In the spring, when New York was the U.S. epicenter of the pandemic, medical professionals traveled to the state from across the nation. But, with COVID-19 now surging nationwide, "that would not happen today," Horwitz said.

Rhodes said if the field hospitals are opened, there would be enough medical professionals, including from staffing agencies and a list of about 90,000 volunteers that includes retired doctors and nurses, and medical students.

But, Horwitz said, asking people to perform jobs they’re not accustomed to, such as asking a nurse not experienced with intensive-care work to work in ICUs, likely "doesn’t generate as good an outcome as you would have if everyone was doing what they have expertise in."

The state had a system in the spring that was supposed to better distribute the patient load among hospitals. But on Long Island, some hospitals were stretched thin by overcapacity, while others were not.

Long Island Community Hospital at its peak in late March and April had about 100 COVID-19 patients, with only a few non-coronavirus patients, said Richard Margulis, the Patchogue hospital’s president and CEO. The hospital typically has about 250 patients, and, with the governor’s order, had room for 375 during the spring, he said.

"We had idle capacity … so we could take more COVID patients if we had to," he said.

The state and Suffolk County were aware of the excess capacity but didn’t propose sending patients from other hospitals to Long Island Community, he said.
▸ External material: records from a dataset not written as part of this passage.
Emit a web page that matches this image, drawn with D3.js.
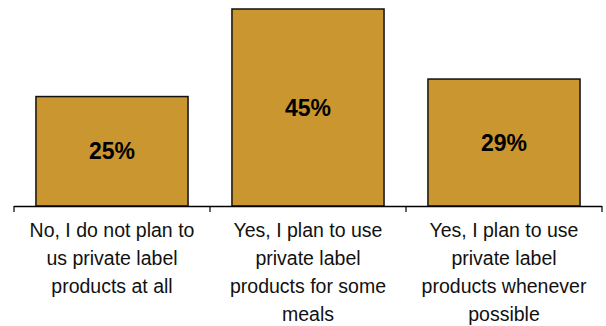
<!DOCTYPE html>
<html><head><meta charset="utf-8">
<script src="https://cdn.jsdelivr.net/npm/d3@7"></script>
<style>body{margin:0;background:#fff}svg{display:block}</style>
</head><body><svg id="c" width="606" height="326"></svg>
<script>
const categories = [
  ["No, I do not plan to", "us private label", "products at all"],
  ["Yes, I plan to use", "private label", "products for some", "meals"],
  ["Yes, I plan to use", "private label", "products whenever", "possible"]
];
const values = [25, 45, 29];
const valueLabels = ["25%", "45%", "29%"];

const svg = d3.select("#c");
const base = 206, left = 14, right = 602;
const x = d3.scaleBand().domain(d3.range(values.length)).range([left, right]).paddingInner(0.224).paddingOuter(0.112);
const y = d3.scaleLinear().domain([0, 45]).range([base, 9]);

svg.selectAll("rect.bar").data(values).join("rect")
  .attr("x", (d,i)=>x(i)).attr("width", x.bandwidth())
  .attr("y", d=>y(d)).attr("height", d=>base - y(d))
  .attr("fill", "#C9962F").attr("stroke", "#111").attr("stroke-width", 1.5);

svg.selectAll("text.val").data(values).join("text")
  .attr("x", (d,i)=>x(i)+x.bandwidth()/2).attr("y", d=>(y(d)+base)/2)
  .attr("text-anchor","middle").attr("dominant-baseline","central")
  .attr("font-family","Liberation Sans, Arial, sans-serif").attr("font-weight","bold").attr("font-size",23)
  .attr("fill","#000").text((d,i)=>valueLabels[i]);

// axis
const step = (right-left)/values.length;
svg.append("line").attr("x1",left).attr("x2",right).attr("y1",base+0.5).attr("y2",base+0.5).attr("stroke","#000").attr("stroke-width",1.5);
d3.range(values.length+1).forEach(i=>{
  const tx = left + i*step;
  svg.append("line").attr("x1",tx).attr("x2",tx).attr("y1",base).attr("y2",base+6).attr("stroke","#000").attr("stroke-width",1.2);
});

categories.forEach((lines,i)=>{
  const cx = x(i)+x.bandwidth()/2;
  const t = svg.append("text").attr("text-anchor","middle")
    .attr("font-family","Liberation Sans, Arial, sans-serif").attr("font-size",19.5).attr("fill","#111");
  lines.forEach((l,j)=>t.append("tspan").attr("x",cx).attr("y",237+j*28).text(l));
});
</script></body></html>
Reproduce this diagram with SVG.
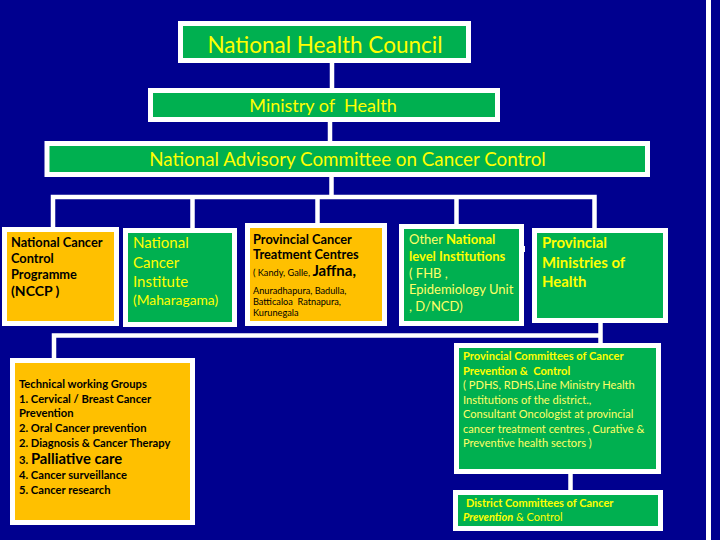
<svg xmlns="http://www.w3.org/2000/svg" width="720" height="540" viewBox="0 0 720 540">
<style>
.bg{fill:#00008f}
.g{fill:#00b050;stroke:#fff;stroke-width:5}
.y{fill:#ffc000;stroke:#fff;stroke-width:5}
.ln{fill:none;stroke:#fff;stroke-width:4.5}
text{font-family:Lato,"Open Sans","Liberation Sans",sans-serif}
.ty{fill:#ffff00}
.tl{fill:#ffff66}
.tk{fill:#000}
.b{font-weight:bold}
</style>
<rect class="bg" x="0" y="0" width="720" height="540"/>
<rect x="706" y="0" width="5" height="540" fill="#fff"/>
<g id="connectors">
<path class="ln" d="M332 63V88"/>
<path class="ln" d="M330 122V141"/>
<path class="ln" d="M331.5 177V197"/>
<path class="ln" d="M53 227V197H594.5V228"/>
<path class="ln" d="M192.5 197V228"/>
<path class="ln" d="M317.5 197V223"/>
<path class="ln" d="M456.5 197V224"/>
<path class="ln" d="M600.5 323V343"/>
<path class="ln" d="M600.5 335.5H54V358"/>
<path class="ln" d="M570.5 474V490"/>
<rect x="515" y="246" width="10" height="6" fill="#fff"/>
</g>
<g id="nhc">
<rect class="g" x="180.5" y="23.5" width="288" height="37"/>
<text class="ty" x="325" y="53" font-size="22.5" text-anchor="middle">National Health Council</text>
</g>
<g id="moh">
<rect class="g" x="150.5" y="90.5" width="347" height="29"/>
<text class="ty" x="323" y="112" font-size="18" text-anchor="middle" xml:space="preserve">Ministry of  Health</text>
</g>
<g id="nac">
<rect class="g" x="47" y="143.5" width="600.5" height="31"/>
<text class="ty" x="347.5" y="166" font-size="18.8" text-anchor="middle">National Advisory Committee on Cancer Control</text>
</g>
<g id="nccp">
<rect class="y" x="4.5" y="229.5" width="112" height="94"/>
<text class="tk b" font-size="12.8">
<tspan x="11" y="247">National Cancer</tspan>
<tspan x="11" y="263">Control</tspan>
<tspan x="11" y="279">Programme</tspan>
<tspan x="11" y="296" font-size="14">(NCCP )</tspan>
</text>
</g>
<g id="nci">
<rect class="g" x="125.5" y="230.5" width="109" height="94"/>
<text class="ty" font-size="15">
<tspan x="133" y="248">National</tspan>
<tspan x="133" y="268">Cancer</tspan>
<tspan x="133" y="287">Institute</tspan>
<tspan x="133" y="305" font-size="13.8">(Maharagama)</tspan>
</text>
</g>
<g id="pctc">
<rect class="y" x="247.5" y="225.5" width="137" height="98"/>
<text class="tk" font-size="9.2">
<tspan x="253" y="244" class="b" font-size="12.8">Provincial Cancer</tspan>
<tspan x="253" y="259" class="b" font-size="12.8">Treatment Centres</tspan>
<tspan x="253" y="276">( Kandy, Galle, <tspan font-size="15" class="b">Jaffna,</tspan></tspan>
<tspan x="253" y="294">Anuradhapura, Badulla,</tspan>
<tspan x="253" y="305" xml:space="preserve">Batticaloa  Ratnapura,</tspan>
<tspan x="253" y="316">Kurunegala</tspan>
</text>
</g>
<g id="other">
<rect class="g" x="401.5" y="226.5" width="120" height="97"/>
<text class="tl" font-size="13">
<tspan x="409" y="244">Other <tspan class="ty b">National</tspan></tspan>
<tspan x="409" y="261" class="ty b">level Institutions</tspan>
<tspan x="409" y="278">( FHB ,</tspan>
<tspan x="409" y="294">Epidemiology Unit</tspan>
<tspan x="409" y="311">, D/NCD)</tspan>
</text>
</g>
<g id="provmin">
<rect class="g" x="534.5" y="230.5" width="131" height="90"/>
<text class="ty b" font-size="14.9">
<tspan x="542" y="248">Provincial</tspan>
<tspan x="542" y="268">Ministries of</tspan>
<tspan x="542" y="287">Health</tspan>
</text>
</g>
<g id="twg">
<rect class="y" x="12.5" y="360.5" width="180" height="162"/>
<text class="tk b" font-size="11.2">
<tspan x="19" y="388">Technical working Groups</tspan>
<tspan x="19" y="403">1. Cervical / Breast Cancer</tspan>
<tspan x="19" y="417">Prevention</tspan>
<tspan x="19" y="432">2. Oral Cancer prevention</tspan>
<tspan x="19" y="447">2. Diagnosis &amp; Cancer Therapy</tspan>
<tspan x="19" y="464">3. <tspan font-size="14.8">Palliative care</tspan></tspan>
<tspan x="19" y="479">4. Cancer surveillance</tspan>
<tspan x="19" y="494">5. Cancer research</tspan>
</text>
</g>
<g id="provcom">
<rect class="g" x="456.5" y="345.5" width="202" height="126"/>
<text class="ty" font-size="11.1">
<tspan x="463" y="360" class="b">Provincial Committees of Cancer</tspan>
<tspan x="463" y="375" class="b" xml:space="preserve">Prevention &amp;  Control</tspan>
<tspan x="463" y="389" class="tl">( PDHS, RDHS,Line Ministry Health</tspan>
<tspan x="463" y="404" class="tl">Institutions of the district.,</tspan>
<tspan x="463" y="418" class="tl">Consultant Oncologist at provincial</tspan>
<tspan x="463" y="433" class="tl">cancer treatment centres , Curative &amp;</tspan>
<tspan x="463" y="447" class="tl">Preventive health sectors )</tspan>
</text>
</g>
<g id="district">
<rect class="g" x="455.5" y="492.5" width="205" height="36"/>
<text class="ty" font-size="11">
<tspan x="466" y="507" class="b">District Committees of Cancer</tspan>
<tspan x="463" y="521"><tspan class="b" font-style="italic">Prevention</tspan>  &amp; Control</tspan>
</text>
</g>
</svg>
Rhodes said the state worked to transfer patients from hospitals nearing capacity — even though some hospitals were resistant — and transferred about 1,500 patients among hospital systems, which were legally required to report their needs and patient numbers.

Some hospitals transferred patients to others within their system.

At Northwell, the state’s largest health system, with 19 hospitals, up to 100 patients a day were transferred out of the most crowded buildings to less-stretched facilities to "ease the distribution and not overwhelm a single facility," Battinelli said.